Ми-8 взлетел. Погода опять портится, гору Гауссберг закрывают облака. Мы прошли над местом катастрофы, попрощались с погибшим экипажем. Ми-8 вернулся лишь к наступлению ночи.

Позднее, анализируя эту катастрофу, я мысленно раз за разом пытался найти причину гибели экипажа Петрова.

Почему они погибли? Мне нужно разобраться в этом не для того, чтобы определить, кто виноват в случившемся, а чтобы понять, как мог отличный, слетанный экипаж попасть в ситуацию, из которой не сумел выбраться. Для себя я должен сделать выводы из этой катастрофы, чтобы не дать родиться другим бедам — с теми, у кого еще не хватает опыта полетов здесь или кто придет в Антарктиду впервые.

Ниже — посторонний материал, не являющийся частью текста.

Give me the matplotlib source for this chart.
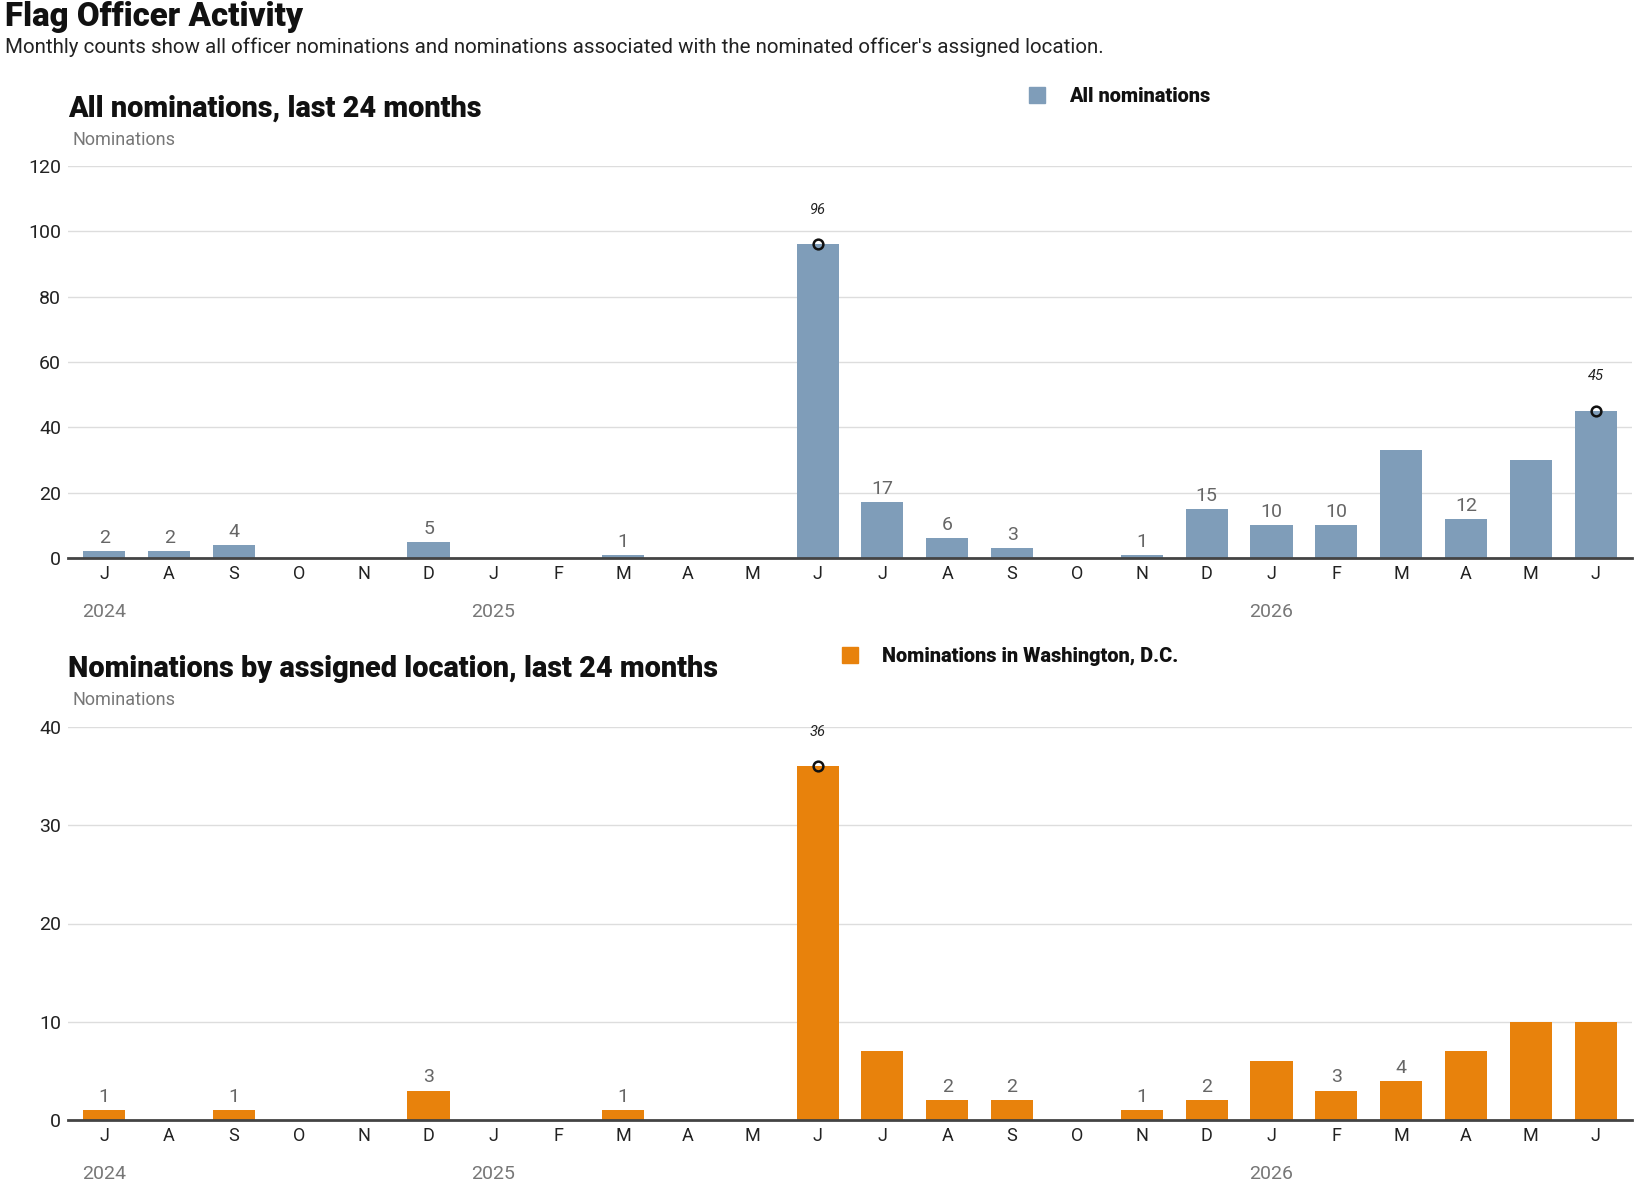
import matplotlib.pyplot as plt
import matplotlib.transforms as mtransforms
from matplotlib.patches import Rectangle

plt.rcParams['font.family'] = ['Roboto', 'DejaVu Sans']

# months from Jul 2024 to Jun 2026
months = ['J', 'A', 'S', 'O', 'N', 'D', 'J', 'F', 'M', 'A', 'M', 'J',
          'J', 'A', 'S', 'O', 'N', 'D', 'J', 'F', 'M', 'A', 'M', 'J']
years = ['2024', '2025', '2026']
year_start = [0, 6, 18]

all_noms = [2, 2, 4, 0, 0, 5, 0, 0, 1, 0, 0, 96,
            17, 6, 3, 0, 1, 15, 10, 10, 33, 12, 30, 45]
dc_noms = [1, 0, 1, 0, 0, 3, 0, 0, 1, 0, 0, 36,
           7, 2, 2, 0, 1, 2, 6, 3, 4, 7, 10, 10]

# which bars carry a plain value label / a highlighted (circled) one
all_labeled = [1, 1, 1, 0, 0, 1, 0, 0, 1, 0, 0, 0,
               1, 1, 1, 0, 1, 1, 1, 1, 0, 1, 0, 0]
all_marked = [11, 23]
dc_labeled = [1, 0, 1, 0, 0, 1, 0, 0, 1, 0, 0, 0,
              0, 1, 1, 0, 1, 1, 0, 1, 1, 0, 0, 0]
dc_marked = [11]

BLUE = '#7f9db9'
ORANGE = '#e8820c'
W, H = 1636, 1185

fig = plt.figure(figsize=(W / 100, H / 100), dpi=100)


def fy(px):
    return 1 - px / H


fig.text(5 / W, fy(17), 'Flag Officer Activity', fontsize=23.8, fontweight='black',
         color='#111111', va='center', ha='left')
fig.text(5 / W, fy(47), "Monthly counts show all officer nominations and nominations "
         "associated with the nominated officer's assigned location.",
         fontsize=14.8, color='#222222', va='center', ha='left')


def panel(rect, values, labeled, marked, color, ymax, step, title, title_y, leg_x, leg_y, leg_text):
    ax = fig.add_axes(rect)
    x = range(len(values))
    ax.bar(x, values, width=0.65, color=color, zorder=2)
    ax.set_xlim(-0.56, len(values) - 0.44)
    ax.set_ylim(0, ymax)
    ax.set_yticks(range(0, ymax + 1, step))
    ax.grid(axis='y', color='#dddddd', linewidth=1, zorder=0)
    for s in ['top', 'right', 'left']:
        ax.spines[s].set_visible(False)
    ax.spines['bottom'].set_color('#444444')
    ax.spines['bottom'].set_linewidth(2)
    ax.spines['bottom'].set_zorder(3)
    ax.set_xticks(list(x))
    ax.set_xticklabels(months)
    ax.tick_params(axis='x', length=0, pad=5, labelsize=13, labelcolor='#222222')
    ax.tick_params(axis='y', length=0, pad=5, labelsize=14, labelcolor='#222222')

    for i, v in enumerate(values):
        if labeled[i]:
            ax.annotate(str(v), (i, v), xytext=(0, 3), textcoords='offset points',
                        ha='center', va='bottom', fontsize=14, color='#666666')
    for i in marked:
        ax.plot(i, values[i], 'o', ms=7, mfc='none', mec='#111111', mew=1.8,
                zorder=4, clip_on=False)
        ax.annotate(str(values[i]), (i, values[i]), xytext=(0, 20), textcoords='offset points',
                    ha='center', va='bottom', fontsize=10.5, style='italic', color='#222222')

    trans = mtransforms.blended_transform_factory(ax.transData, ax.transAxes)
    for yr, i in zip(years, year_start):
        ax.annotate(yr, (i, 0), xycoords=trans, xytext=(0, -39), textcoords='offset points',
                    ha='center', va='center', fontsize=14, color='#777777')

    fig.text(68 / W, fy(title_y), title, fontsize=20.8, fontweight='black',
             color='#111111', va='center', ha='left')
    fig.text(73 / W, fy(title_y + 31), 'Nominations', fontsize=13,
             color='#777777', va='center', ha='left')
    fig.patches.append(Rectangle(((leg_x - 8) / W, fy(leg_y + 8)), 16 / W, 16 / H,
                                 transform=fig.transFigure, color=color))
    fig.text((leg_x + 32) / W, fy(leg_y + 1), leg_text, fontsize=14.3, fontweight='black',
             color='#111111', va='center', ha='left')
    return ax


panel([68 / W, fy(558), 1564 / W, (558 - 166) / H], all_noms, all_labeled, all_marked,
      BLUE, 120, 20, 'All nominations, last 24 months', 109, 1037, 95, 'All nominations')
panel([68 / W, fy(1120), 1564 / W, (1120 - 727) / H], dc_noms, dc_labeled, dc_marked,
      ORANGE, 40, 10, 'Nominations by assigned location, last 24 months', 669, 850, 655,
      'Nominations in Washington, D.C.')

fig.savefig('out.png', dpi=100)
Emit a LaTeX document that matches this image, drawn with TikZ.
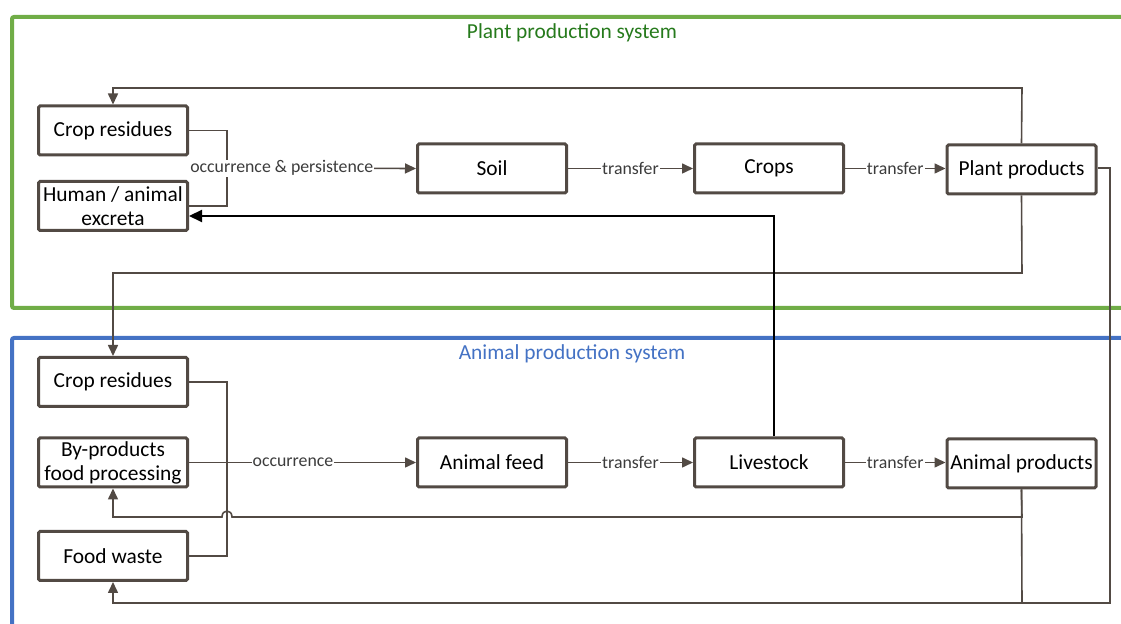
\documentclass[tikz,border=0pt]{standalone}
\usepackage{fontspec}
\setmainfont{Carlito}
\usetikzlibrary{arrows.meta}
\definecolor{edgec}{RGB}{82,74,68}
\definecolor{frameG}{RGB}{112,173,71}
\definecolor{frameB}{RGB}{68,114,196}
\definecolor{titleG}{RGB}{38,122,28}
\definecolor{titleB}{RGB}{68,114,196}
\definecolor{labc}{RGB}{60,60,60}
\tikzset{
  box/.style={draw=edgec, line width=1.5pt, rounded corners=0.8pt, fill=white,
    minimum width=74.5pt, minimum height=24.5pt, inner sep=1pt, align=center,
    font=\fontsize{10.7}{12}\selectfont, text=black},
  conn/.style={draw=edgec, line width=0.8pt},
  tip/.style={-{Triangle[length=5.5pt,width=5pt]}},
  lab/.style={fill=white, inner sep=0.5pt, text=labc, font=\fontsize{8.9}{10}\selectfont},
  ttl/.style={font=\fontsize{10.7}{12}\selectfont}
}
\begin{document}
\begin{tikzpicture}[x=0.5pt,y=-0.5pt]
\useasboundingbox (0,0) rectangle (1121,624);
% frames
\draw[frameG, line width=2pt, rounded corners=1pt] (1140,17) -- (12,17) -- (12,308) -- (1140,308);
\draw[frameB, line width=2pt, rounded corners=1pt] (1140,338) -- (12,338) -- (12,640);
\node[ttl, text=titleG] (t1) at (572,33) {Plant production system};
\node[ttl, text=titleB] (t2) at (572,354) {Animal production system};
% boxes top
\node[box] (cr1) at (113,130.5) {Crop residues};
\node[box] (ex) at (113,206) {Human / animal\\excreta};
\node[box] (soil) at (492,168.5) {Soil};
\node[box] (crops) at (769,168.5) {Crops};
\node[box] (pp) at (1021.5,169.5) {Plant products};
% boxes bottom
\node[box] (cr2) at (113,382) {Crop residues};
\node[box] (bp) at (113,462.5) {By-products\\food processing};
\node[box] (fw) at (113,556) {Food waste};
\node[box] (af) at (492,462.5) {Animal feed};
\node[box] (ls) at (769,462.5) {Livestock};
\node[box] (ap) at (1021.5,463.5) {Animal products};
% coordinates
\coordinate (j1) at (227,168);
\coordinate (t88) at (1022,88);
\coordinate (t273) at (1022,273);
\coordinate (h517) at (1022,517);
\coordinate (hopR) at (232,517);
\coordinate (hopL) at (222,517);
\coordinate (b517) at (113,517);
\coordinate (r168) at (1110,168);
\coordinate (r603) at (1110,603);
\coordinate (m603) at (1022,603);
\coordinate (l603) at (113,603);
\coordinate (jb) at (227,462);
% top connectors
\draw[conn] (cr1.east) -| (j1) |- (ex.east);
\draw[conn,tip] (j1) -- node[lab,pos=0.29]{occurrence \& persistence} (soil.west);
\draw[conn,tip] (soil.east) -- node[lab]{transfer} (crops.west);
\draw[conn,tip] (crops.east) -- node[lab]{transfer} (pp.west |- crops.east);
\draw[conn,tip] (pp.north) -- (t88) -| (cr1.north);
\draw[conn,tip] (pp.south) -- (t273) -| (cr2.north);
% bottom connectors
\draw[conn] (cr2.east) -| (jb) |- (fw.east);
\draw[conn,tip] (bp.east) -- node[lab,pos=0.458]{occurrence} (af.west);
\draw[conn,tip] (af.east) -- node[lab]{transfer} (ls.west);
\draw[conn,tip] (ls.east) -- node[lab]{transfer} (ap.west |- ls.east);
\draw[conn,tip] (ap.south) -- (h517) -- (hopR) .. controls (232,509) and (222,509) .. (hopL) -- (b517) -- (bp.south);
\draw[conn,tip] (pp.east |- r168) -- (r168) -- (r603) -- (l603) -- (fw.south);
\draw[conn] (ap.south) -- (m603);
% black feedback arrow
\draw[black, line width=1pt, -{Triangle[length=6.5pt,width=6pt]}] ([xshift=2.5pt]ls.north) |- ([yshift=-5pt]ex.east);
\end{tikzpicture}
\end{document}
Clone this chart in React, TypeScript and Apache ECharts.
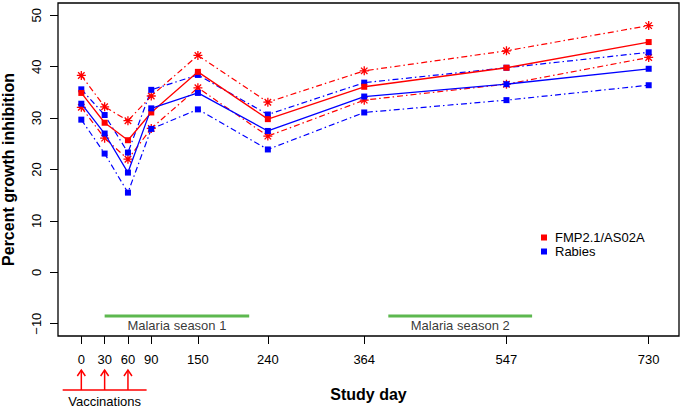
import React, { useEffect, useRef } from "react";
import * as echarts from "echarts";

// ---- data ----
const days = [0, 30, 60, 90, 150, 240, 364, 547, 730];
const fmpMean = [34.9, 29.1, 25.7, 31.1, 39.0, 29.8, 36.1, 39.8, 44.8];
const fmpUpper = [38.3, 32.2, 29.5, 34.3, 42.2, 33.1, 39.2, 43.1, 48.0];
const fmpLower = [32.1, 26.1, 22.0, 28.0, 35.9, 26.5, 33.5, 36.6, 41.8];
const rabMean = [32.8, 27.0, 19.4, 31.9, 34.9, 27.5, 34.2, 36.6, 39.6];
const rabUpper = [35.6, 30.6, 23.3, 35.5, 38.4, 30.7, 36.9, 39.8, 42.8];
const rabLower = [29.7, 23.1, 15.5, 27.9, 31.7, 23.9, 31.1, 33.5, 36.4];
const yTicks = [-10, 0, 10, 20, 30, 40, 50];
const season1 = [30, 216];
const season2 = [395, 580];
const seasonLevel = -8.5;
const seasonLabelLevel = -10.3;
const seasonLabels = ["Malaria season 1", "Malaria season 2"];
const vaccinationDays = [0, 30, 60];
const vaccinationSpan = [-24, 84];
const legendNames = ["FMP2.1/AS02A", "Rabies"];

const RED = "#ff0000";
const BLUE = "#0000ff";
const GREEN = "#5db84f";
const FONT = "'Liberation Sans', Arial, Helvetica, sans-serif";
const DOTDASH = [6, 3, 1.5, 3];
const ASTERISK =
  "path://M0,-1L0,1M-1,0L1,0M-0.72,-0.72L0.72,0.72M-0.72,0.72L0.72,-0.72";

const zip = (vals: number[]) => days.map((d, i) => [d, vals[i]]);

export default function App() {
  const ref = useRef<HTMLDivElement>(null);
  useEffect(() => {
    document.body.style.margin = "0";
    if (!ref.current) return;
    const chart = echarts.init(ref.current, undefined, { renderer: "svg" });
    const Y_MIN = -12.4;
    const Y_MAX = 52.4;

    const meanSeries = (name: string, vals: number[], color: string) => ({
      name,
      type: "line",
      data: zip(vals),
      symbol: "rect",
      symbolSize: 6,
      lineStyle: { color, width: 1.3 },
      itemStyle: { color },
      z: 3,
    });
    const ciSeries = (
      name: string,
      vals: number[],
      color: string,
      star: boolean
    ) => ({
      name,
      type: "line",
      data: zip(vals),
      symbol: star ? ASTERISK : "rect",
      symbolSize: star ? 9 : 6,
      lineStyle: { color, width: 1.2, type: DOTDASH },
      itemStyle: star
        ? { color, borderColor: color, borderWidth: 1.3 }
        : { color },
      z: 2,
    });
    const seasonSeries = (range: number[], label: string) => ({
      name: label,
      type: "line",
      data: range.map((d) => [d, seasonLevel]),
      symbol: "none",
      lineStyle: { color: GREEN, width: 3 },
      silent: true,
      z: 1,
    });

    chart.setOption({
      animation: false,
      textStyle: { fontFamily: FONT },
      grid: {
        left: 58,
        right: 3,
        top: 3,
        bottom: 72,
        outerBoundsMode: "none",
        containLabel: false,
        show: true,
        borderColor: "#000",
        borderWidth: 1.3,
        backgroundColor: "transparent",
        z: 5,
      },
      legend: {
        data: legendNames,
        orient: "vertical",
        left: 536,
        top: 226,
        itemWidth: 6,
        itemHeight: 6,
        itemGap: 1,
        icon: "rect",
        textStyle: {
          fontSize: 13,
          color: "#000",
          fontFamily: FONT,
          padding: [0, 0, 0, 3],
        },
      },
      xAxis: {
        type: "value",
        min: -30,
        max: 769,
        name: "Study day",
        nameLocation: "middle",
        nameGap: 50,
        nameTextStyle: {
          fontSize: 16,
          fontWeight: "bold",
          color: "#000",
          fontFamily: FONT,
        },
        axisLine: { show: false, onZero: false },
        splitLine: { show: false },
        axisTick: {
          show: true,
          inside: false,
          length: 8,
          customValues: days,
          lineStyle: { color: "#000", width: 1 },
        },
        axisLabel: {
          customValues: days,
          fontSize: 13,
          color: "#000",
          margin: 17,
          fontFamily: FONT,
        },
      },
      yAxis: {
        type: "value",
        min: Y_MIN,
        max: Y_MAX,
        name: "Percent growth inhibition",
        nameLocation: "middle",
        nameGap: 42,
        nameRotate: 90,
        nameTextStyle: {
          fontSize: 16,
          fontWeight: "bold",
          color: "#000",
          fontFamily: FONT,
        },
        axisLine: { show: false, onZero: false },
        splitLine: { show: false },
        axisTick: {
          show: true,
          inside: false,
          length: 8,
          customValues: yTicks,
          lineStyle: { color: "#000", width: 1 },
        },
        axisLabel: {
          customValues: yTicks,
          rotate: 90,
          fontSize: 13,
          color: "#000",
          margin: 15,
          fontFamily: FONT,
          formatter: (v: number) => (v < 0 ? "\u2212" + Math.abs(v) : String(v)),
        },
      },
      series: [
        seasonSeries(season1, seasonLabels[0]),
        seasonSeries(season2, seasonLabels[1]),
        {
          name: "seasonLabels",
          type: "scatter",
          data: [
            [(season1[0] + season1[1]) / 2, seasonLabelLevel],
            [(season2[0] + season2[1]) / 2, seasonLabelLevel],
          ],
          symbolSize: 0,
          silent: true,
          label: {
            show: true,
            position: "inside",
            fontSize: 13,
            color: "#000",
            fontFamily: FONT,
            formatter: (p: any) => seasonLabels[p.dataIndex],
          },
        },
        ciSeries("FMP upper", fmpUpper, RED, true),
        ciSeries("FMP lower", fmpLower, RED, true),
        ciSeries("Rabies upper", rabUpper, BLUE, false),
        ciSeries("Rabies lower", rabLower, BLUE, false),
        meanSeries(legendNames[0], fmpMean, RED),
        meanSeries(legendNames[1], rabMean, BLUE),
        {
          name: "vaccinations",
          type: "custom",
          silent: true,
          clip: false,
          data: vaccinationDays.map((d) => [d]),
          renderItem: (params: any, api: any) => {
            const p = api.coord([api.value(0), Y_MIN]);
            const x = p[0];
            const base = p[1] + 54;
            const tip = p[1] + 34;
            const style = { stroke: RED, lineWidth: 1.5, fill: "none" };
            const children: any[] = [
              {
                type: "line",
                shape: { x1: x, y1: base, x2: x, y2: tip },
                style,
              },
              {
                type: "polyline",
                shape: {
                  points: [
                    [x - 4, tip + 6],
                    [x, tip],
                    [x + 4, tip + 6],
                  ],
                },
                style,
              },
            ];
            if (params.dataIndex === 0) {
              const a = api.coord([vaccinationSpan[0], Y_MIN]);
              const b = api.coord([vaccinationSpan[1], Y_MIN]);
              const mid = api.coord([vaccinationDays[1], Y_MIN]);
              children.push({
                type: "line",
                shape: { x1: a[0], y1: base, x2: b[0], y2: base },
                style,
              });
              children.push({
                type: "text",
                style: {
                  text: "Vaccinations",
                  x: mid[0],
                  y: base + 11,
                  align: "center",
                  verticalAlign: "middle",
                  fontSize: 13,
                  fontFamily: FONT,
                  fill: "#000",
                },
              });
            }
            return { type: "group", children };
          },
        },
      ],
    });
    return () => chart.dispose();
  }, []);
  return <div ref={ref} style={{ width: 682, height: 408 }} />;
}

Мне не надо перечитывать радиограммы — я знаю их наизусть, но до чего же они скупы: координаты, высота полета, скорость, действия экипажа... Ничего лишнего, только те данные, которые нас и учили передавать, выходя на связь, но как мне сейчас не хватает хотя бы проблеска тех чувств, что владели душой командира экипажа, второго пилота, штурмана, бортмеханика... Владели... В памяти встают лица погибших — веселые, грустные, усталые, задумчивые — живые лица отличных мужиков. Вместе с В. Петровым погиб второй пилот А. Кладов, штурман А. Пучков, бортмеханик В. Романов, бортрадист В. Пономарев, авиатехник В. Еремин...

Никто из них никогда уже не расскажет, что же произошло в то утро, когда они пробивались в «Мирный». По крупицам восстанавливая ход их полета, я смогу выстроить его лишь так, как подсказывает мне мой опыт и логика размышлений, хотя в Антарктиде часто случаются вещи, не поддающиеся логике.

Вылет. Они взлетели, имея летный прогноз, практически ничем не отличающийся от десятков других, по которым уходили в рейс на «Мирный» все, кто туда летал. Вначале все шло гладко, но где-то в районе «Моусона» они определили, что «в лоб» Ил-14 начинает дуть встречный ветер. Это их насторожило, но не очень... Ведь по прогнозу никакого циклона здесь быть не должно, а ветры в Антарктиде явление обычное.

Появилась облачность. Тоже вроде ничего страшного. К тому же «Мирный» передает, что погода там хорошая. Да и машину ждут не дождутся. Ветер усиливается, но они по-прежнему идут на восток. Антарктида словно заманивает их в самое «гнилое» место на этой трассе — на Западный шельфовый ледник. В моей памяти снова оживает наш полет с Костыревым из «Молодежки» в «Мирный» в 9-й САЭ с двумя тоннами взрывчатки на борту. Если они попали в такие же условия, им пришлось туго.